Pelo menos o plano era esse…

Espero sinceramente que, aí no futuro, você esteja bem, cara. Pelo menos vai ter a certeza de que, daqui onde estou, vou tentar trabalhar para isso. Pois agora, com o fim desse ciclo, se você se meteu em alguma outra confusão, resolva-se! E rápido! A Primavera chegou e você não precisa ficar enclausurado pra sempre. Só precisa crescer. Ao menos o suficiente para aprender a lidar consigo próprio e, em especial, com esse teimoso e tinhoso coração – obstinado em ser independente.

Tenho planos para você.

Não necessariamente grandiosos. Mas planos.

Então, não me decepcione.

Simples assim.

Ruim?

Eu sinceramente gostaria de poder dedicar este post a alguém.

Mesmo.

Já vivi e convivi com pessoas fantásticas e maravilhosas. Pessoas que fizeram (e fazem!) toda a diferença em minha vida. Mas… Creio eu que nunca tive maturidade o suficiente para realmente perceber e aceitá-las num contexto maior e mais intrínseco em minha própria convivência…

Egoísmo?

Fantasia?

Ilusão?

Não sei dizer e tampouco afirmar…

Só sei que daqui, donde olho, tenho cada vez mais certeza que o amor é fluido e a raiva (ódio?) é firme e pálpavel. Consigo – SOZINHO – dar nós e mais nós, Górdios ou piores, em minhas próprias ansiedades e perspectivas.

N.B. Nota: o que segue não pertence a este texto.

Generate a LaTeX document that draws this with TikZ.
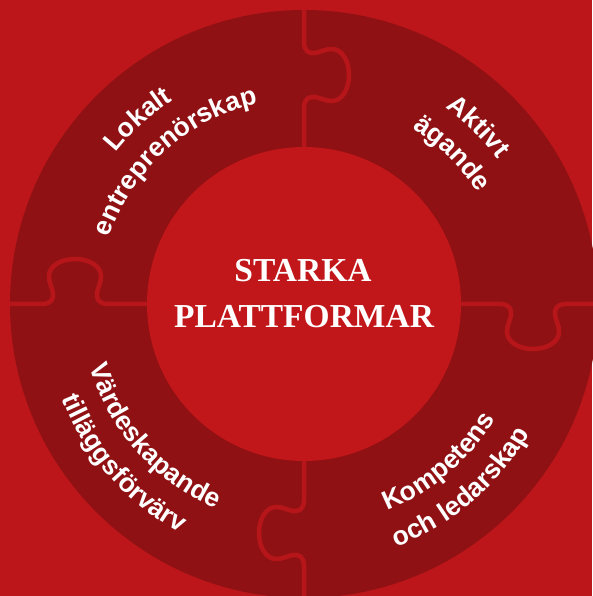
\documentclass[tikz,border=0pt]{standalone}
\usepackage{fontspec}
\usetikzlibrary{decorations.text}
\newfontfamily\ringfont{Liberation Sans}
\newfontfamily\hubfont{Liberation Serif}
\newcommand\ringtext{\ringfont\bfseries\fontsize{26.5}{30}\selectfont}
\definecolor{bgred}{RGB}{189,22,26}
\definecolor{ringred}{RGB}{144,17,20}
\definecolor{hubred}{RGB}{193,22,26}
\definecolor{seamred}{RGB}{182,21,25}

\begin{document}
\begin{tikzpicture}[x=1pt, y=1pt,
    seam/.style={draw=seamred, line width=4.5pt},
    hubtext/.style={text=white, font=\hubfont\bfseries\fontsize{33.5}{40}\selectfont, anchor=base, inner sep=0pt},
    ringlabel/.style={decorate, decoration={text along path, text align=center, text color=white, text={|\ringtext|#1}}}]
    \useasboundingbox (-304,-292) rectangle (288,304);
    \fill[bgred] (-304,-292) rectangle (288,304);
    \fill[ringred] (0,0) circle[radius=294pt];
    \fill[hubred] (0,0) circle[radius=157pt];

    \foreach \a in {0,90,180,270}
        \draw[seam, rotate=\a] (157,0) -- (196,0) .. controls (205,0) and (208,-5) .. (207,-11)
            .. controls (206,-17) and (203,-21) .. (203,-28) .. controls (203,-38) and (215,-45) .. (229,-45)
            .. controls (243,-45) and (255,-38) .. (255,-28) .. controls (255,-21) and (252,-17) .. (251,-11)
            .. controls (250,-5) and (253,0) .. (262,0) -- (294,0);

    \path[ringlabel=Lokalt] (192:242pt) arc[start angle=192, end angle=72, radius=242pt];
    \path[ringlabel=entreprenörskap] (192:206pt) arc[start angle=192, end angle=72, radius=206pt];
    \path[ringlabel=Aktivt] (105.5:242pt) arc[start angle=105.5, end angle=-14.5, radius=242pt];
    \path[ringlabel=ägande] (105.5:206pt) arc[start angle=105.5, end angle=-14.5, radius=206pt];
    \path[ringlabel=Kompetens] (-109.5:223pt) arc[start angle=-109.5, end angle=10.5, radius=223pt];
    \path[ringlabel=och ledarskap] (-109.5:260pt) arc[start angle=-109.5, end angle=10.5, radius=260pt];
    \path[ringlabel=Värdeskapande] (161.5:223pt) arc[start angle=161.5, end angle=281.5, radius=223pt];
    \path[ringlabel=tilläggsförvärv] (161.5:260pt) arc[start angle=161.5, end angle=281.5, radius=260pt];

    \node[hubtext] (starka) at (-1,22) {STARKA};
    \node[hubtext] (plattformar) at (0,-24) {PLATTFORMAR};
\end{tikzpicture}
\end{document}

Perspectivas de um futuro que nunca chegará. Ou alcancarei. Sou vítima e escravo de minhas próprias incertezas…

Mas, também percebo, efetivamente, a única pessoa realmente ruim que já encontrei em meus relacionamentos fui eu mesmo.

Sempre o pior que poderia me acontecer.

E o futuro continua sendo uma incógnita.

Inevitável.

Ainda que proporcional às minhas próprias escolhas.